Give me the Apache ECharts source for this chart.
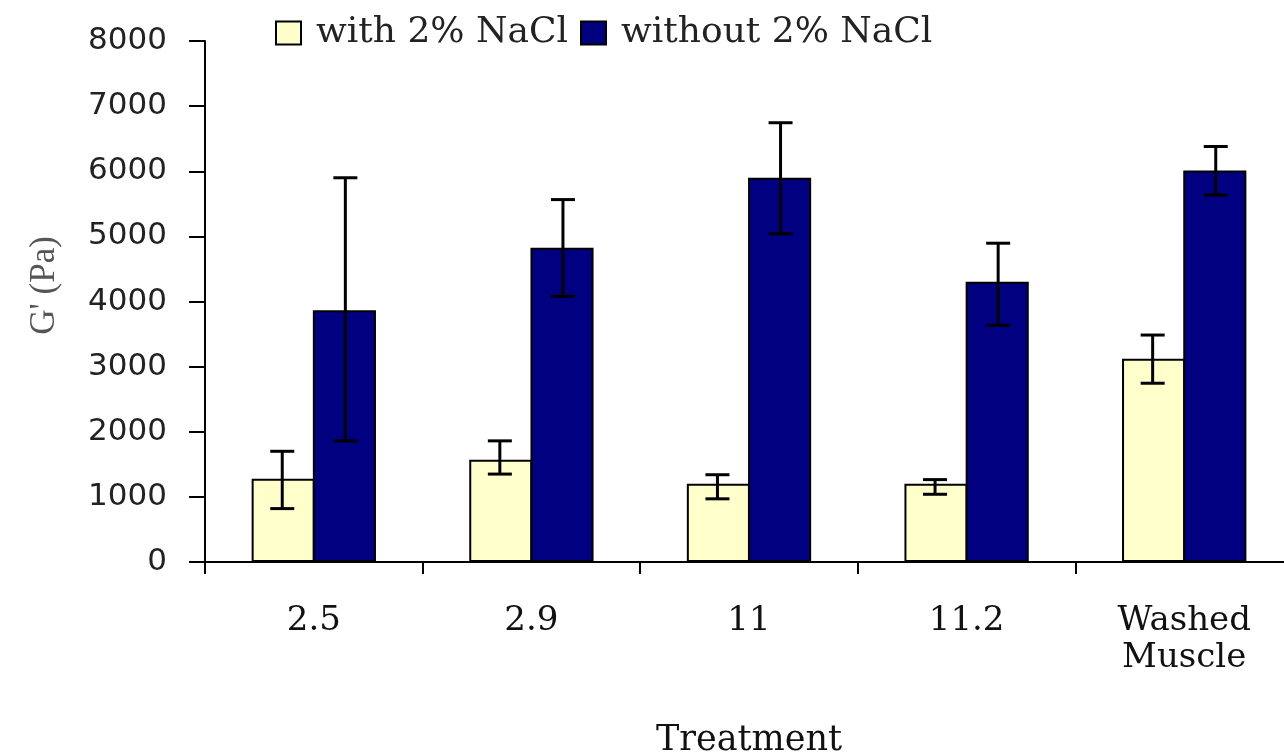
<!DOCTYPE html>
<html>
<head>
<meta charset="utf-8">
<script src="https://cdn.jsdelivr.net/npm/echarts@6/dist/echarts.min.js"></script>
<style>
html,body{margin:0;padding:0;background:#fff;}
#chart{width:1284px;height:752px;}
</style>
</head>
<body>
<div id="chart"></div>
<script>
const categories = ['2.5', '2.9', '11', '11.2', 'Washed\nMuscle'];
const seriesNames = ['with 2% NaCl', 'without 2% NaCl'];
const withNaCl = [1280, 1570, 1200, 1200, 3120];
const withNaClLow = [820, 1350, 970, 1040, 2745];
const withNaClHigh = [1700, 1860, 1340, 1265, 3485];
const withoutNaCl = [3865, 4825, 5900, 4305, 6010];
const withoutNaClLow = [1860, 4080, 5040, 3635, 5635];
const withoutNaClHigh = [5900, 5565, 6745, 4895, 6380];
const yTicks = { min: 0, max: 8000, interval: 1000 };

const BAR_FRAC = 0.29;

function errorBar(sign) {
  return function (params, api) {
    const i = api.value(0);
    const lo = api.coord([i, api.value(1)]);
    const hi = api.coord([i, api.value(2)]);
    const band = api.size([1, 0])[0];
    const x = lo[0] + sign * band * BAR_FRAC / 2;
    const cap = 12;
    const style = { stroke: '#000', lineWidth: 3 };
    return {
      type: 'group',
      children: [
        { type: 'line', shape: { x1: x, y1: hi[1], x2: x, y2: lo[1] }, style: style },
        { type: 'line', shape: { x1: x - cap, y1: hi[1], x2: x + cap, y2: hi[1] }, style: style },
        { type: 'line', shape: { x1: x - cap, y1: lo[1], x2: x + cap, y2: lo[1] }, style: style }
      ]
    };
  };
}

const chart = echarts.init(document.getElementById('chart'));
chart.setOption({
  animation: false,
  backgroundColor: '#fff',
  legend: {
    data: seriesNames,
    icon: 'rect',
    left: 270,
    top: 10,
    itemWidth: 25,
    itemHeight: 23,
    itemGap: 12,
    textStyle: { fontFamily: 'DejaVu Serif', fontSize: 36, color: '#222', padding: [0, 0, 0, 10] }
  },
  grid: { left: 205, right: -9, top: 41, bottom: 190, outerBoundsMode: 'none', containLabel: false },
  xAxis: {
    type: 'category',
    data: categories,
    name: 'Treatment',
    nameLocation: 'middle',
    nameGap: 161,
    nameTextStyle: { fontFamily: 'DejaVu Serif', fontSize: 35, color: '#111' },
    axisLine: { lineStyle: { color: '#000', width: 2 } },
    axisTick: { show: true, length: 12, lineStyle: { color: '#000', width: 2 } },
    axisLabel: { fontFamily: 'DejaVu Serif', fontSize: 34, lineHeight: 37, color: '#111', margin: 41, interval: 0 },
    splitLine: { show: false }
  },
  yAxis: {
    type: 'value',
    min: yTicks.min,
    max: yTicks.max,
    interval: yTicks.interval,
    name: "G' (Pa)",
    nameLocation: 'middle',
    nameGap: 143,
    nameRotate: 90,
    nameTextStyle: { fontFamily: 'Liberation Serif', fontSize: 35, color: '#555', padding: [0, 0, 0, 32] },
    axisLine: { show: true, lineStyle: { color: '#000', width: 2 } },
    axisTick: { show: true, length: 16, lineStyle: { color: '#000', width: 2 } },
    axisLabel: { fontFamily: 'DejaVu Sans', fontSize: 31, color: '#222', margin: 38, formatter: function (v) { return String(v); } },
    splitLine: { show: false }
  },
  series: [
    {
      name: seriesNames[0],
      type: 'bar',
      data: withNaCl,
      barWidth: (BAR_FRAC * 100) + '%',
      barGap: '-3%',
      itemStyle: { color: '#FFFFCC', borderColor: '#000', borderWidth: 2 }
    },
    {
      name: seriesNames[1],
      type: 'bar',
      data: withoutNaCl,
      barWidth: (BAR_FRAC * 100) + '%',
      barGap: '-3%',
      itemStyle: { color: '#000080', borderColor: '#000', borderWidth: 2 }
    },
    {
      type: 'custom',
      name: 'err1',
      renderItem: errorBar(-1),
      data: categories.map((c, i) => [i, withNaClLow[i], withNaClHigh[i]]),
      encode: { x: 0, y: [1, 2] },
      z: 10
    },
    {
      type: 'custom',
      name: 'err2',
      renderItem: errorBar(1),
      data: categories.map((c, i) => [i, withoutNaClLow[i], withoutNaClHigh[i]]),
      encode: { x: 0, y: [1, 2] },
      z: 10
    }
  ]
});
</script>
</body>
</html>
########
Except for the pictures, copy the material above exactly.

**Written response**
Give me the Apache ECharts source for this chart.
<!DOCTYPE html>
<html>
<head>
<meta charset="utf-8">
<script src="https://cdn.jsdelivr.net/npm/echarts@6/dist/echarts.min.js"></script>
<style>
html,body{margin:0;padding:0;background:#fff;}
#chart{width:1284px;height:752px;}
</style>
</head>
<body>
<div id="chart"></div>
<script>
const categories = ['2.5', '2.9', '11', '11.2', 'Washed\nMuscle'];
const seriesNames = ['with 2% NaCl', 'without 2% NaCl'];
const withNaCl = [1280, 1570, 1200, 1200, 3120];
const withNaClLow = [820, 1350, 970, 1040, 2745];
const withNaClHigh = [1700, 1860, 1340, 1265, 3485];
const withoutNaCl = [3865, 4825, 5900, 4305, 6010];
const withoutNaClLow = [1860, 4080, 5040, 3635, 5635];
const withoutNaClHigh = [5900, 5565, 6745, 4895, 6380];
const yTicks = { min: 0, max: 8000, interval: 1000 };

const BAR_FRAC = 0.29;

function errorBar(sign) {
  return function (params, api) {
    const i = api.value(0);
    const lo = api.coord([i, api.value(1)]);
    const hi = api.coord([i, api.value(2)]);
    const band = api.size([1, 0])[0];
    const x = lo[0] + sign * band * BAR_FRAC / 2;
    const cap = 12;
    const style = { stroke: '#000', lineWidth: 3 };
    return {
      type: 'group',
      children: [
        { type: 'line', shape: { x1: x, y1: hi[1], x2: x, y2: lo[1] }, style: style },
        { type: 'line', shape: { x1: x - cap, y1: hi[1], x2: x + cap, y2: hi[1] }, style: style },
        { type: 'line', shape: { x1: x - cap, y1: lo[1], x2: x + cap, y2: lo[1] }, style: style }
      ]
    };
  };
}

const chart = echarts.init(document.getElementById('chart'));
chart.setOption({
  animation: false,
  backgroundColor: '#fff',
  legend: {
    data: seriesNames,
    icon: 'rect',
    left: 270,
    top: 10,
    itemWidth: 25,
    itemHeight: 23,
    itemGap: 12,
    textStyle: { fontFamily: 'DejaVu Serif', fontSize: 36, color: '#222', padding: [0, 0, 0, 10] }
  },
  grid: { left: 205, right: -9, top: 41, bottom: 190, outerBoundsMode: 'none', containLabel: false },
  xAxis: {
    type: 'category',
    data: categories,
    name: 'Treatment',
    nameLocation: 'middle',
    nameGap: 161,
    nameTextStyle: { fontFamily: 'DejaVu Serif', fontSize: 35, color: '#111' },
    axisLine: { lineStyle: { color: '#000', width: 2 } },
    axisTick: { show: true, length: 12, lineStyle: { color: '#000', width: 2 } },
    axisLabel: { fontFamily: 'DejaVu Serif', fontSize: 34, lineHeight: 37, color: '#111', margin: 41, interval: 0 },
    splitLine: { show: false }
  },
  yAxis: {
    type: 'value',
    min: yTicks.min,
    max: yTicks.max,
    interval: yTicks.interval,
    name: "G' (Pa)",
    nameLocation: 'middle',
    nameGap: 143,
    nameRotate: 90,
    nameTextStyle: { fontFamily: 'Liberation Serif', fontSize: 35, color: '#555', padding: [0, 0, 0, 32] },
    axisLine: { show: true, lineStyle: { color: '#000', width: 2 } },
    axisTick: { show: true, length: 16, lineStyle: { color: '#000', width: 2 } },
    axisLabel: { fontFamily: 'DejaVu Sans', fontSize: 31, color: '#222', margin: 38, formatter: function (v) { return String(v); } },
    splitLine: { show: false }
  },
  series: [
    {
      name: seriesNames[0],
      type: 'bar',
      data: withNaCl,
      barWidth: (BAR_FRAC * 100) + '%',
      barGap: '-3%',
      itemStyle: { color: '#FFFFCC', borderColor: '#000', borderWidth: 2 }
    },
    {
      name: seriesNames[1],
      type: 'bar',
      data: withoutNaCl,
      barWidth: (BAR_FRAC * 100) + '%',
      barGap: '-3%',
      itemStyle: { color: '#000080', borderColor: '#000', borderWidth: 2 }
    },
    {
      type: 'custom',
      name: 'err1',
      renderItem: errorBar(-1),
      data: categories.map((c, i) => [i, withNaClLow[i], withNaClHigh[i]]),
      encode: { x: 0, y: [1, 2] },
      z: 10
    },
    {
      type: 'custom',
      name: 'err2',
      renderItem: errorBar(1),
      data: categories.map((c, i) => [i, withoutNaClLow[i], withoutNaClHigh[i]]),
      encode: { x: 0, y: [1, 2] },
      z: 10
    }
  ]
});
</script>
</body>
</html>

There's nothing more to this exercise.